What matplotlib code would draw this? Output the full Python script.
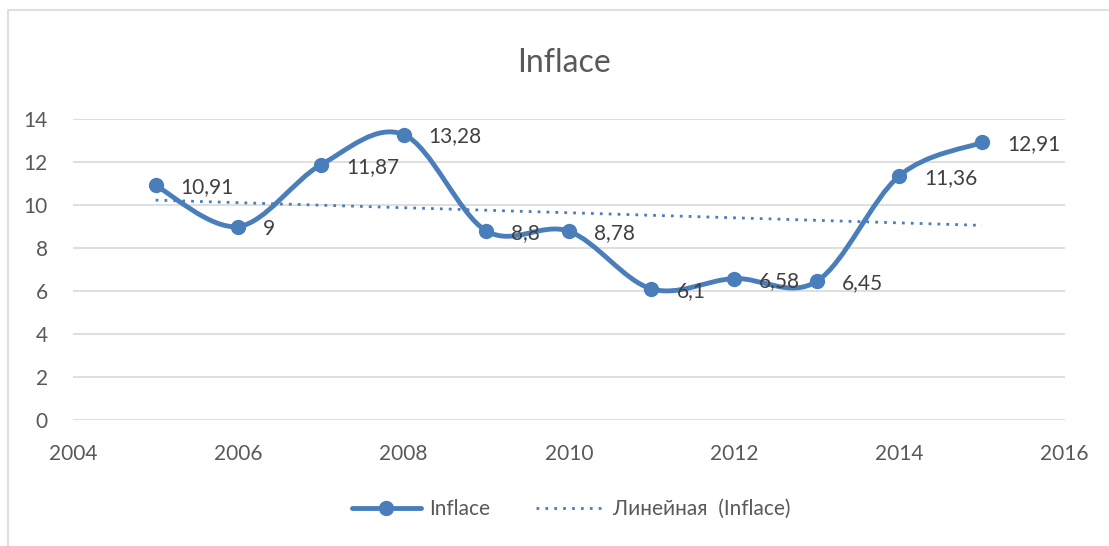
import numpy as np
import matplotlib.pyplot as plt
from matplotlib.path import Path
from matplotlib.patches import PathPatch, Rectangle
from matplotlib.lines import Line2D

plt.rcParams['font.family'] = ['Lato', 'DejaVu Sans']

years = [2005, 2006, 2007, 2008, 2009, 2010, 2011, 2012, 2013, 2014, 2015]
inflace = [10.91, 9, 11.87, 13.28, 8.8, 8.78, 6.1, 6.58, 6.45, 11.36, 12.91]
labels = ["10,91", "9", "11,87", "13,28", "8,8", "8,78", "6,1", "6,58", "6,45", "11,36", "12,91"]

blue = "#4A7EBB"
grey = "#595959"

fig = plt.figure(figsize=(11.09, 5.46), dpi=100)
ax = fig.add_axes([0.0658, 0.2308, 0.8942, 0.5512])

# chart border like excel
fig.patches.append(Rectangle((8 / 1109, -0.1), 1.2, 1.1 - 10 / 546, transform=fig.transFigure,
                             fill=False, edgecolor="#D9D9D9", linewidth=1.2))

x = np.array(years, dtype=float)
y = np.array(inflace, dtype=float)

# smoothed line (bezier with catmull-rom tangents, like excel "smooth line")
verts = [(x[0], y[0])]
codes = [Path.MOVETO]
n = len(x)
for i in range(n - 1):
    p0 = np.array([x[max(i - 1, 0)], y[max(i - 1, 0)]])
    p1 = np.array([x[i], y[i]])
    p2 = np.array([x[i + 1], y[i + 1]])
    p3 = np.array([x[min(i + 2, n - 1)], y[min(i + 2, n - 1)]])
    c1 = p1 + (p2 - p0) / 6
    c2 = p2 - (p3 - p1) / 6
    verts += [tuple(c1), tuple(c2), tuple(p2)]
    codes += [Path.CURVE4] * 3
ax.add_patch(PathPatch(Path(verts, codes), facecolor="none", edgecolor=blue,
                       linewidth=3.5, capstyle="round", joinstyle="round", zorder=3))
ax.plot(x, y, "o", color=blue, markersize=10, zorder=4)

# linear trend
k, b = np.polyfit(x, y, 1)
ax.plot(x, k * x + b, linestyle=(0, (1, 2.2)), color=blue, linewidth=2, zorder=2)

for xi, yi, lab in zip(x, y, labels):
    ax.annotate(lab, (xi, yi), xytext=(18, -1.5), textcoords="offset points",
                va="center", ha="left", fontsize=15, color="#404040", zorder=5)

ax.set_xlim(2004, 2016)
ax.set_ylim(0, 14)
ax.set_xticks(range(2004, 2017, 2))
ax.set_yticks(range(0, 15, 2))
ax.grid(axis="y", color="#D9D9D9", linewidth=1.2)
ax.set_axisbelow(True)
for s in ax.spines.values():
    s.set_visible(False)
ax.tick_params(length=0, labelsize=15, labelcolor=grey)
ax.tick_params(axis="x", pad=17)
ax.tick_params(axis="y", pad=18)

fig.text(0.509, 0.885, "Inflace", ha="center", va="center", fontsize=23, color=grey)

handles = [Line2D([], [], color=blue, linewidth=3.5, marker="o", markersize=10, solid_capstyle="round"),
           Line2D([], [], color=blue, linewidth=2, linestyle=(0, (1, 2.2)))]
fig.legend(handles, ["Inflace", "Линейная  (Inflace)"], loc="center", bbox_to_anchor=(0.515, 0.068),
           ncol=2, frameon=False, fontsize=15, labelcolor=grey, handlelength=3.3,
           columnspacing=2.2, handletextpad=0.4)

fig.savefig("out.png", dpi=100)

# # #

→ **PROMPT**: Give back exactly the lines from the first line of the data through the line with "y = np.array(inflace, dtype=float)", pictures excluded.

→ **TASK ANSWER**:
What matplotlib code would draw this? Output the full Python script.
import numpy as np
import matplotlib.pyplot as plt
from matplotlib.path import Path
from matplotlib.patches import PathPatch, Rectangle
from matplotlib.lines import Line2D

plt.rcParams['font.family'] = ['Lato', 'DejaVu Sans']

years = [2005, 2006, 2007, 2008, 2009, 2010, 2011, 2012, 2013, 2014, 2015]
inflace = [10.91, 9, 11.87, 13.28, 8.8, 8.78, 6.1, 6.58, 6.45, 11.36, 12.91]
labels = ["10,91", "9", "11,87", "13,28", "8,8", "8,78", "6,1", "6,58", "6,45", "11,36", "12,91"]

blue = "#4A7EBB"
grey = "#595959"

fig = plt.figure(figsize=(11.09, 5.46), dpi=100)
ax = fig.add_axes([0.0658, 0.2308, 0.8942, 0.5512])

# chart border like excel
fig.patches.append(Rectangle((8 / 1109, -0.1), 1.2, 1.1 - 10 / 546, transform=fig.transFigure,
                             fill=False, edgecolor="#D9D9D9", linewidth=1.2))

x = np.array(years, dtype=float)
y = np.array(inflace, dtype=float)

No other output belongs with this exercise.